PROBLEM DETAILS
Go through the listing and set it down exactly, leaving out its pictures.

[start of RECORDS TO USE]

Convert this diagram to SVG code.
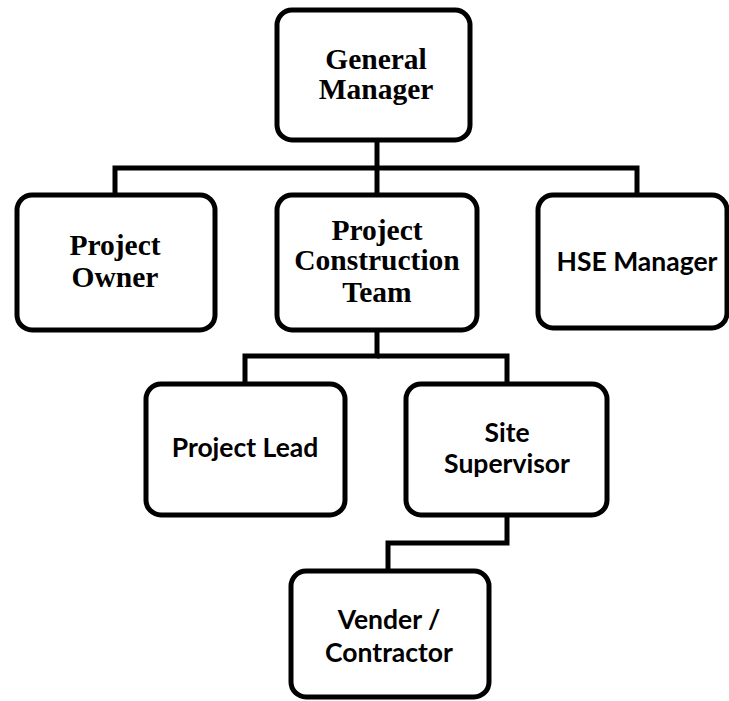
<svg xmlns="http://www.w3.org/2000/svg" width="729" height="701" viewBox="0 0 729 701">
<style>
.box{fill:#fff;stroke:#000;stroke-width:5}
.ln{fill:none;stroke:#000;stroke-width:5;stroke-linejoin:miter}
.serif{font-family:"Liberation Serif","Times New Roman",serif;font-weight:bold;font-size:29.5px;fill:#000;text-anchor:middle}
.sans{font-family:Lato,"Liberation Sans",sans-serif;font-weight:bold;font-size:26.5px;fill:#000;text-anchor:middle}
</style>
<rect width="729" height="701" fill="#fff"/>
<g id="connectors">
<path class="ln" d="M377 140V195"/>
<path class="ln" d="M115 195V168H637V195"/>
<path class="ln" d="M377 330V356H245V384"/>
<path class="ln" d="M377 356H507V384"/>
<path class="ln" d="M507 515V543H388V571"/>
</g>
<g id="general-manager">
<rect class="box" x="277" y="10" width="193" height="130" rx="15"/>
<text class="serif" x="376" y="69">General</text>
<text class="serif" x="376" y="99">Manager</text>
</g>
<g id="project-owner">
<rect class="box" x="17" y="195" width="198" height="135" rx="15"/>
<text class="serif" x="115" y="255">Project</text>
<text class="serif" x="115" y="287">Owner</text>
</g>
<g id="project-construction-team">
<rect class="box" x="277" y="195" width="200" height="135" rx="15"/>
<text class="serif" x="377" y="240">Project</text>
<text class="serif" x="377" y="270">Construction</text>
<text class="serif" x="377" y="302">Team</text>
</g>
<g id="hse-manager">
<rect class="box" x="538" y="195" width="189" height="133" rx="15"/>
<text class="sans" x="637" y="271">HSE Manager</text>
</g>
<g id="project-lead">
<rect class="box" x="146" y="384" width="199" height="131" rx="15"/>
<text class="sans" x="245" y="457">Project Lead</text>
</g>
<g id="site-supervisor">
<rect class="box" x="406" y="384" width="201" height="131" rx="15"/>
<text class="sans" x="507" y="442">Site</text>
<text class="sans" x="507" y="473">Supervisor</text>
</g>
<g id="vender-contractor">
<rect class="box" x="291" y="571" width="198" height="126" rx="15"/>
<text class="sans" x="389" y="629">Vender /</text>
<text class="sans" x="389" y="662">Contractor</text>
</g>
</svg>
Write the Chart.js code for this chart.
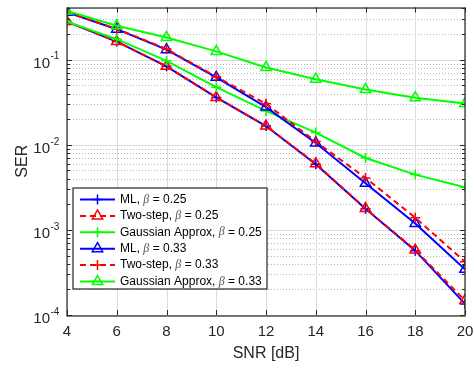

[end of RECORDS TO USE]

TASK OUTPUT
Convert this diagram to SVG code.
<svg xmlns="http://www.w3.org/2000/svg" width="729" height="701" viewBox="0 0 729 701">
<style>
.box{fill:#fff;stroke:#000;stroke-width:5}
.ln{fill:none;stroke:#000;stroke-width:5;stroke-linejoin:miter}
.serif{font-family:"Liberation Serif","Times New Roman",serif;font-weight:bold;font-size:29.5px;fill:#000;text-anchor:middle}
.sans{font-family:Lato,"Liberation Sans",sans-serif;font-weight:bold;font-size:26.5px;fill:#000;text-anchor:middle}
</style>
<rect width="729" height="701" fill="#fff"/>
<g id="connectors">
<path class="ln" d="M377 140V195"/>
<path class="ln" d="M115 195V168H637V195"/>
<path class="ln" d="M377 330V356H245V384"/>
<path class="ln" d="M377 356H507V384"/>
<path class="ln" d="M507 515V543H388V571"/>
</g>
<g id="general-manager">
<rect class="box" x="277" y="10" width="193" height="130" rx="15"/>
<text class="serif" x="376" y="69">General</text>
<text class="serif" x="376" y="99">Manager</text>
</g>
<g id="project-owner">
<rect class="box" x="17" y="195" width="198" height="135" rx="15"/>
<text class="serif" x="115" y="255">Project</text>
<text class="serif" x="115" y="287">Owner</text>
</g>
<g id="project-construction-team">
<rect class="box" x="277" y="195" width="200" height="135" rx="15"/>
<text class="serif" x="377" y="240">Project</text>
<text class="serif" x="377" y="270">Construction</text>
<text class="serif" x="377" y="302">Team</text>
</g>
<g id="hse-manager">
<rect class="box" x="538" y="195" width="189" height="133" rx="15"/>
<text class="sans" x="637" y="271">HSE Manager</text>
</g>
<g id="project-lead">
<rect class="box" x="146" y="384" width="199" height="131" rx="15"/>
<text class="sans" x="245" y="457">Project Lead</text>
</g>
<g id="site-supervisor">
<rect class="box" x="406" y="384" width="201" height="131" rx="15"/>
<text class="sans" x="507" y="442">Site</text>
<text class="sans" x="507" y="473">Supervisor</text>
</g>
<g id="vender-contractor">
<rect class="box" x="291" y="571" width="198" height="126" rx="15"/>
<text class="sans" x="389" y="629">Vender /</text>
<text class="sans" x="389" y="662">Contractor</text>
</g>
</svg>
Write the Chart.js code for this chart.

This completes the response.